The plan, I imagine, was for a night in town, but we never made it that far. We stopped into the Thresher at the bottom of the hill and Mass bought a packet of More (not the Menthol ones) and then we went over the road to The Rose of Mossley, and drank dark mild, which, at 75p a pint, was not significantly more expensive than the Carnatic bar. The bar was closed for the Valentine's Ball. My girlfriend at the time, a psychology student at the Queen's College, Oxford, could not be persuaded to attend. If I even invited her. Massimo was terminally single, and neither of us had the cash to buy a ticket. We had a few and walked up the hill picking at chips and gravy, steaming in the February air. Noise came from inside the main building. Posh kids having fun.

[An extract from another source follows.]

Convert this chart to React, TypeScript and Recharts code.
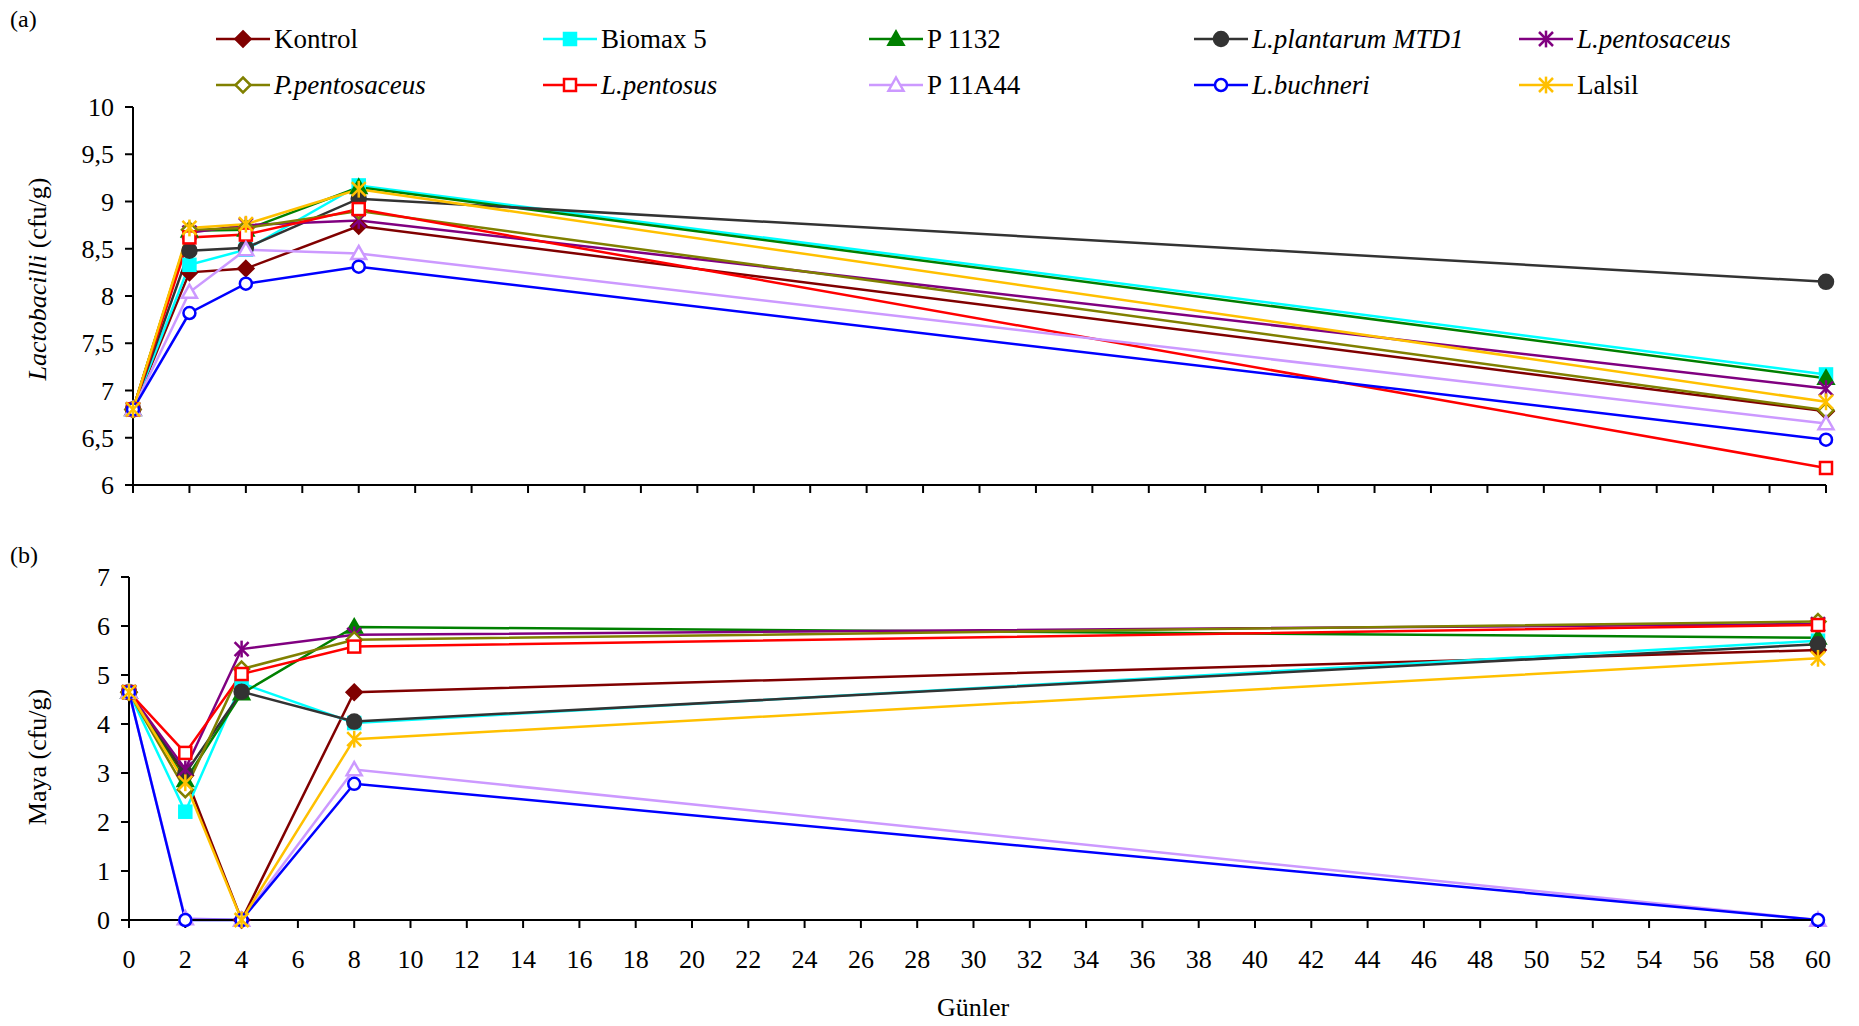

We crashed a lot of balls that summer, travelling as far as Leeds in order to do so. On one occasion Mass was completely without formal clothing, but managed to acquire a long black cape from somewhere, which he wore over his reeking jeans. This was the first such undertaking. Security lapsed after eleven o' clock, and we slid in.
I think of my first spell at university as a time of immense and concentrated egoism, I suppose everyone does. I didn't have much time for politics, though I did march against student loans and poll tax in Glasgow, because I wanted a look at the place again, and there was a girl I liked who was going. I disliked Thatcher and wanted her out, if only because she was all I could remember. A limited horizon behind me. I deplored the fact that there existed, in my lifetime, in my present moment, the idea and practice of Apartheid. I didn't eat their apples. I disliked the accent. I knew who Nelson Mandela and Steve Biko were, but I didn't have a poster up.
The DJ played this song:
http://www.youtube.com/watch?v=NhjSzjoU7OQ
And I pogoed up and down for three minutes or so along with everyone else. I was wearing Doctor Steve's dinner suit, which was a little long in the arms, I remember. Then the music stopped. The DJ, who was at least as drunk as everyone else shouted "(unintelligible) FREE...!!! NELSON MANDELA IS FREE!!!" We were all very pleased, of course, even the posh kids, and we shouted and swore. Then the DJ played this song:
http://www.youtube.com/watch?v=AgcTvoWjZJU
And we fell about the place in a boozy hopeful rapture.
South Africa remains a troubled and divided nation, from what I can tell, but this moment was one of very few from my youth which history has been unable to tone. Its lustre is undimmed and its promise consummated, all because of one man. When one apparently impossible thing is achieved it tends to make us believe that other impossible ends might be reached, and maybe distant notions of a fairer world aren't so impractical. Hope persists. Nelson Mandela is free.